I turned and began the long, silent pursuit. No engine noise. No heat signature. Just the whisper of a blade falling through the night. It took ten minutes to catch him. He never knew I was there until my spotlight blazed on again, lighting up his cockpit from above and behind.

His frantic, terrified face was clear in my night-vision feed. He threw his jet into a desperate spiral dive toward the flatlands.

I followed, matching him turn for turn, my virus-fed body absorbing Gs that would have made him unconscious. We bled down to 5,000 feet over the dark prairie.

“Please! I’m ejecting! Don’t—“ he begged over the open frequency.

“You burned a schoolhouse in Utah last month,” I said, my voice finally showing emotion: a glacial, absolute calm. “You laughed about it on the comms.”

“That was orders! I have creds! I can—“

“Payload two, deploy.”

The second net found him at 3,000 feet. It didn’t go for the engines this time. It wrapped around his tail assembly and port wing. The nano-barbs bit deep, the reactive mesh tightening. His controls locked. His jet nosed down into an irrevocable, final dive.
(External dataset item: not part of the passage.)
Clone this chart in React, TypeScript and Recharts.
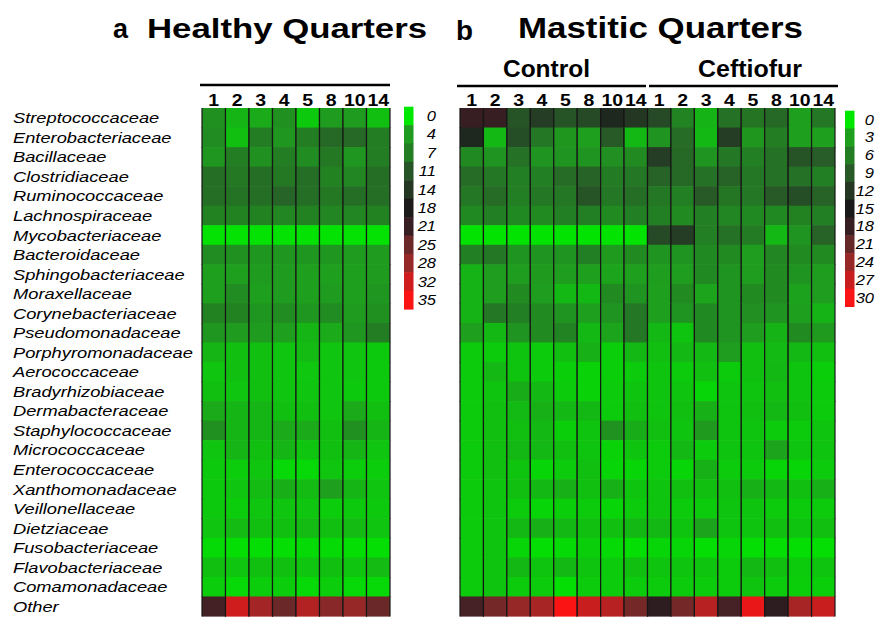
import React from 'react';
import { ScatterChart, Scatter, XAxis, YAxis } from 'recharts';

const families = [
  'Streptococcaceae', 'Enterobacteriaceae', 'Bacillaceae', 'Clostridiaceae', 'Ruminococcaceae',
  'Lachnospiraceae', 'Mycobacteriaceae', 'Bacteroidaceae', 'Sphingobacteriaceae', 'Moraxellaceae',
  'Corynebacteriaceae', 'Pseudomonadaceae', 'Porphyromonadaceae', 'Aerococcaceae', 'Bradyrhizobiaceae',
  'Dermabacteraceae', 'Staphylococcaceae', 'Micrococcaceae', 'Enterococcaceae', 'Xanthomonadaceae',
  'Veillonellaceae', 'Dietziaceae', 'Fusobacteriaceae', 'Flavobacteriaceae', 'Comamonadaceae', 'Other',
];

const sampleLabels = ['1', '2', '3', '4', '5', '8', '10', '14'];

const healthyTicks = [0, 4, 7, 11, 14, 18, 21, 25, 28, 32, 35];
const mastitisTicks = [0, 3, 6, 9, 12, 15, 18, 21, 24, 27, 30];

// rows = families, columns = quarters 1,2,3,4,5,8,10,14
const healthy = [
  [5, 2.5, 3, 5, 1.5, 4, 4, 2],
  [5.5, 2, 7, 4.5, 7, 9, 9, 7],
  [4.5, 7, 5, 7, 5.5, 7.5, 4.5, 7],
  [8.5, 7.5, 8.5, 7.5, 8.5, 6.5, 6, 8.5],
  [8.5, 8, 8.5, 9.5, 8.5, 7.5, 8.5, 8.5],
  [6.5, 6.5, 6.5, 6, 6.5, 6, 6, 6.5],
  [0.3, 0.3, 0.3, 0.3, 0.3, 0.3, 0.3, 0.3],
  [5.5, 5, 4.5, 4.5, 4.5, 4.5, 4, 4],
  [3.5, 3.5, 4, 4, 3.5, 3.5, 3.5, 4],
  [3.5, 5.5, 3.5, 4, 3.5, 4, 3.5, 4.5],
  [6.5, 6.5, 4.5, 5.5, 4.5, 5.5, 4, 5],
  [4.5, 4, 4, 3.5, 2.5, 3, 4.5, 7],
  [2.5, 2, 2, 1.7, 2.2, 1.7, 1.7, 1.5],
  [1.7, 2, 2, 1.7, 1.6, 1.7, 1.7, 1.5],
  [2, 1.7, 2, 1.7, 1.7, 1.7, 1.5, 1.5],
  [3, 2.5, 2.5, 2, 2, 1.7, 3, 2],
  [5, 2.5, 2.5, 3, 3, 2, 5, 2.5],
  [1.7, 2.5, 2, 2.5, 1.7, 2, 2.5, 1.7],
  [1.5, 1.3, 1.7, 0.8, 0.8, 1.7, 1.3, 1.3],
  [1.5, 1.7, 2.2, 2.8, 2.2, 3.5, 2.5, 1.7],
  [1.5, 1.3, 1.7, 1.7, 1.7, 1.3, 1.5, 1.5],
  [1.7, 2.2, 2, 2, 2.2, 2, 2.2, 1.7],
  [0.7, 0.5, 0.5, 0.5, 0.7, 0.7, 0.5, 0.5],
  [2, 1.7, 2, 2, 1.7, 2, 1.7, 2.2],
  [1.3, 0.8, 1.3, 1.3, 0.8, 1.3, 0.8, 0.8],
  [22, 32, 29, 25, 30, 27, 28, 25],
];

const control = [
  [18, 18, 9.5, 11.5, 9.5, 10.5, 13.5, 12],
  [13.5, 2, 10, 6.5, 3.8, 3, 9, 2],
  [5, 4, 7, 4, 4, 4, 4.5, 4.8],
  [7.5, 6.5, 5.8, 5.8, 7.5, 8.3, 6.2, 6.5],
  [6.5, 7.5, 5.8, 6.5, 6.5, 9.5, 6.5, 7.3],
  [5, 5.8, 5, 4.8, 5.8, 5.8, 4.8, 5.8],
  [0.2, 0.2, 0.2, 0.2, 0.2, 0.2, 0.2, 0.2],
  [5.8, 6.5, 4, 4, 4, 5.8, 3.5, 4.8],
  [2.2, 3.3, 3.3, 3.5, 3.3, 3, 2.8, 3],
  [2.2, 3.3, 4.8, 3.3, 2, 2, 4.8, 4],
  [2.2, 6.5, 5.8, 4.8, 4, 3, 4, 6.5],
  [3, 2, 4, 4.8, 5.5, 2, 2.8, 6.5],
  [1.2, 1.2, 1.5, 1.2, 1.7, 2.3, 1.1, 2],
  [1.2, 2, 1.5, 1.2, 1.1, 0.9, 1.1, 1.2],
  [1.2, 1.5, 2.5, 2, 1.2, 0.9, 1.2, 1.5],
  [1.2, 1.7, 1.9, 2.3, 2, 2, 1.2, 1.7],
  [1.2, 1.7, 1.7, 2, 1.1, 1.5, 4.2, 2.5],
  [1.2, 1.7, 2, 2, 1.7, 1.5, 0.9, 1.5],
  [1.2, 1.7, 1.5, 0.8, 1.2, 1.7, 0.8, 0.8],
  [1.2, 1.5, 1.7, 2, 2.3, 1.7, 2.3, 1.5],
  [1.2, 1.5, 1.2, 0.8, 1.1, 1.2, 0.8, 1.2],
  [1.2, 1.5, 2, 2.3, 2, 1.7, 1.7, 2],
  [1.2, 1.5, 0.8, 0.4, 0.6, 1.1, 0.6, 0.4],
  [1.2, 1.5, 2, 1.5, 2, 1.5, 1.2, 1.7],
  [1.2, 1.5, 1.2, 1.2, 0.4, 1.2, 1.2, 1.2],
  [19, 22, 24, 25, 30, 27, 26, 22],
];

const ceftiofur = [
  [10.5, 5.5, 2.2, 7, 6.8, 7.8, 3, 6.5],
  [4, 7.5, 2, 11.5, 3.8, 6, 3, 3],
  [11.5, 7.8, 4, 6.5, 5.8, 7, 9.5, 8.8],
  [8.3, 7.8, 7, 8.3, 6.5, 7, 7, 5.8],
  [6.5, 5.8, 9, 6.7, 6.5, 9, 10, 8.3],
  [5.8, 4.8, 5.8, 5.2, 5, 5, 5.6, 5.8],
  [10.5, 11.5, 5.8, 7, 6.2, 2, 4, 8.3],
  [4, 4, 5, 4.8, 3.3, 5.2, 4.8, 4.8],
  [3.3, 3.3, 5, 4, 3.3, 4.8, 4, 3.3],
  [3, 4.8, 2.8, 4, 4.8, 4.8, 2.9, 3.3],
  [3, 4, 5, 4, 4.5, 4, 3, 2.2],
  [2, 1.5, 5, 4, 3.3, 2.2, 4.8, 3.5],
  [1.7, 2, 2, 3.3, 1.7, 1.9, 2, 1.7],
  [1.5, 1.2, 1.7, 1.2, 1.7, 2, 1.5, 1.1],
  [1.5, 1.5, 0.8, 1.5, 1.5, 1.7, 1.5, 1.2],
  [1.5, 1.7, 2.3, 1.5, 1.7, 2, 1.7, 1.2],
  [1.7, 1.5, 3.5, 1.5, 1.5, 1.2, 1.2, 1.5],
  [1.2, 2, 1.2, 1.5, 1.5, 2.8, 1.5, 1.5],
  [1.2, 0.8, 2.3, 1.2, 1.2, 0.8, 0.8, 1.2],
  [1.5, 1.7, 1.7, 1.7, 2.3, 2, 1.7, 2.3],
  [1.5, 1.2, 1.2, 1.5, 1.5, 1.2, 1.2, 1.2],
  [2, 1.5, 2.8, 1.5, 1.5, 1.7, 1.5, 1.7],
  [0.8, 0.8, 0.4, 0.8, 0.4, 0.4, 0.4, 0.4],
  [1.5, 1.5, 1.5, 1.2, 2, 1.7, 1.2, 1.5],
  [1.2, 1.2, 1.2, 1.2, 1.5, 1.2, 1.1, 1.1],
  [17, 22, 26, 19, 29, 17, 25, 27],
];

// ---------- colour scale (green -> black -> red) ----------
const STOPS: number[][] = [
  [0, 232, 0], [30, 160, 30], [35, 125, 35], [40, 90, 40], [35, 55, 35], [25, 25, 25],
  [55, 30, 35], [100, 40, 40], [150, 40, 40], [200, 30, 30], [250, 20, 20],
];
function heat(v: number, max: number): string {
  const t = Math.max(0, Math.min(1, v / max)) * (STOPS.length - 1);
  const i = Math.min(STOPS.length - 2, Math.floor(t));
  const f = t - i;
  const a = STOPS[i], b = STOPS[i + 1];
  const c = a.map((av, k) => Math.round(av + (b[k] - av) * f));
  return `rgb(${c[0]},${c[1]},${c[2]})`;
}

const FONT = '"Liberation Sans", Arial, Helvetica, sans-serif';
const SX = 1.18;

function StretchText(props: any) {
  const { x, y, anchor = 'start', size, weight = 'normal', italic = false, children } = props;
  return (
    <text
      transform={`translate(${x},${y}) scale(${SX},1)`}
      textAnchor={anchor}
      fontSize={size}
      fontWeight={weight}
      fontStyle={italic ? 'italic' : 'normal'}
      fontFamily={FONT}
      fill="#000"
    >
      {children}
    </text>
  );
}

const healthyPoints = families.flatMap((family, i) =>
  sampleLabels.map((s, j) => ({ family, sample: s, value: healthy[i][j] })),
);
const mastitisPoints = families.flatMap((family, i) => [
  ...sampleLabels.map((s, j) => ({ family, sample: 'C-' + s, value: control[i][j] })),
  ...sampleLabels.map((s, j) => ({ family, sample: 'T-' + s, value: ceftiofur[i][j] })),
]);

const X_AXIS_H = 20;
const PLOT_TOP = 108;
const PLOT_H = 508;
const CH = PLOT_H / families.length;

function makeCell(cw: number, max: number) {
  return (props: any) => {
    const { cx, cy, payload } = props;
    if (cx == null || cy == null || !payload) return <g />;
    const x = cx - cw / 2;
    const y = cy - CH / 2;
    return (
      <g>
        <rect x={x} y={y} width={cw} height={CH + 0.6} fill={heat(payload.value, max)} />
        <line x1={x} x2={x} y1={y} y2={y + CH + 0.6} stroke="#161616" strokeWidth={1.2} />
        <line x1={x + cw} x2={x + cw} y1={y} y2={y + CH + 0.6} stroke="#161616" strokeWidth={1.2} />
      </g>
    );
  };
}

const colTick = (props: any) => {
  const raw = String(props.payload.value);
  const label = raw.includes('-') ? raw.split('-')[1] : raw;
  return (
    <StretchText x={props.x} y={106} anchor="middle" size={16.5} weight="bold">
      {label}
    </StretchText>
  );
};

const rowTick = (props: any) => (
  <StretchText x={13} y={props.y + 5.5} size={15.5} italic>
    {props.payload.value}
  </StretchText>
);

function ColorLegend(props: any) {
  const { x, top, blockH, ticks, labelX } = props;
  const max = ticks[ticks.length - 1];
  return (
    <g>
      {ticks.map((t: number, k: number) => (
        <g key={k}>
          <rect x={x} y={top + k * blockH} width={9.5} height={blockH + 0.5} fill={heat(t, max)} />
          <StretchText x={labelX} y={top + k * blockH + blockH / 2 + 5} anchor="end" size={14} italic>
            {t}
          </StretchText>
        </g>
      ))}
    </g>
  );
}

export default function App() {
  const healthyW = 188;
  const mastW = 375;
  const bottom = 617 - PLOT_TOP - PLOT_H;
  return (
    <div
      style={{
        position: 'absolute', left: 0, top: 0, width: 877, height: 617,
        background: '#fff', fontFamily: FONT, overflow: 'hidden',
      }}
    >
      {/* Panel a heatmap */}
      <div style={{ position: 'absolute', left: 0, top: 0 }}>
        <ScatterChart
          width={440}
          height={617}
          margin={{ top: PLOT_TOP - X_AXIS_H, right: 440 - 202 - healthyW, bottom, left: 0 }}
        >
          <XAxis
            type="category"
            dataKey="sample"
            allowDuplicatedCategory={false}
            orientation="top"
            height={X_AXIS_H}
            axisLine={false}
            tickLine={false}
            interval={0}
            tick={colTick}
          />
          <YAxis
            type="category"
            dataKey="family"
            allowDuplicatedCategory={false}
            reversed
            width={202}
            axisLine={false}
            tickLine={false}
            interval={0}
            tick={rowTick}
          />
          <Scatter
            data={healthyPoints}
            isAnimationActive={false}
            shape={makeCell(healthyW / sampleLabels.length, 35)}
          />
        </ScatterChart>
      </div>

      {/* Panel b heatmap */}
      <div style={{ position: 'absolute', left: 440, top: 0 }}>
        <ScatterChart
          width={437}
          height={617}
          margin={{ top: PLOT_TOP - X_AXIS_H, right: 437 - 20 - mastW, bottom, left: 20 }}
        >
          <XAxis
            type="category"
            dataKey="sample"
            allowDuplicatedCategory={false}
            orientation="top"
            height={X_AXIS_H}
            axisLine={false}
            tickLine={false}
            interval={0}
            tick={colTick}
          />
          <YAxis
            type="category"
            dataKey="family"
            allowDuplicatedCategory={false}
            reversed
            hide
          />
          <Scatter
            data={mastitisPoints}
            isAnimationActive={false}
            shape={makeCell(mastW / (sampleLabels.length * 2), 30)}
          />
        </ScatterChart>
      </div>

      {/* Titles, group headers, colour legends */}
      <svg
        width={877}
        height={617}
        style={{ position: 'absolute', left: 0, top: 0, pointerEvents: 'none' }}
      >
        <text x={113} y={37.5} fontSize={27} fontWeight="bold" fontFamily={FONT} textLength={15} lengthAdjust="spacingAndGlyphs">a</text>
        <text x={147} y={37.5} fontSize={28} fontWeight="bold" fontFamily={FONT} textLength={280} lengthAdjust="spacingAndGlyphs">Healthy Quarters</text>
        <text x={456} y={40} fontSize={27} fontWeight="bold" fontFamily={FONT} textLength={17} lengthAdjust="spacingAndGlyphs">b</text>
        <text x={518} y={37.5} fontSize={29} fontWeight="bold" fontFamily={FONT} textLength={285} lengthAdjust="spacingAndGlyphs">Mastitic Quarters</text>

        <text x={503} y={77} fontSize={23} fontWeight="bold" fontFamily={FONT} textLength={87} lengthAdjust="spacingAndGlyphs">Control</text>
        <text x={698} y={77} fontSize={23} fontWeight="bold" fontFamily={FONT} textLength={104} lengthAdjust="spacingAndGlyphs">Ceftiofur</text>

        <line x1={200} x2={390} y1={85} y2={85} stroke="#000" strokeWidth={2.5} />
        <line x1={457} x2={646} y1={86} y2={86} stroke="#000" strokeWidth={2.5} />
        <line x1={649} x2={838} y1={86} y2={86} stroke="#000" strokeWidth={2.5} />

        <ColorLegend x={404} top={106.7} blockH={18.4} ticks={healthyTicks} labelX={436} />
        <ColorLegend x={845} top={110.7} blockH={17.8} ticks={mastitisTicks} labelX={874} />
      </svg>
    </div>
  );
}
I didn’t watch the impact. I was already climbing, the adrenaline high crashing, leaving a void filled only with the hum of the virus and the vast, cold loneliness of the righteous. I turned the *Hayabusa* back towards the mountains, towards my own hidden nest.

Below, in the valley, the scavenger commune’s lights flickered, safe for another season. They’d hear rumours of a ghost in the mountains, a dark shape that hunted hunters. They’d call it a spirit of vengeance.

They were wrong. I was just a man with a modified plane, a broken body, and a hunger for justice written in the violent, beautiful mathematics of extreme physics. I was the Witcher. And the open sky was my trapping ground.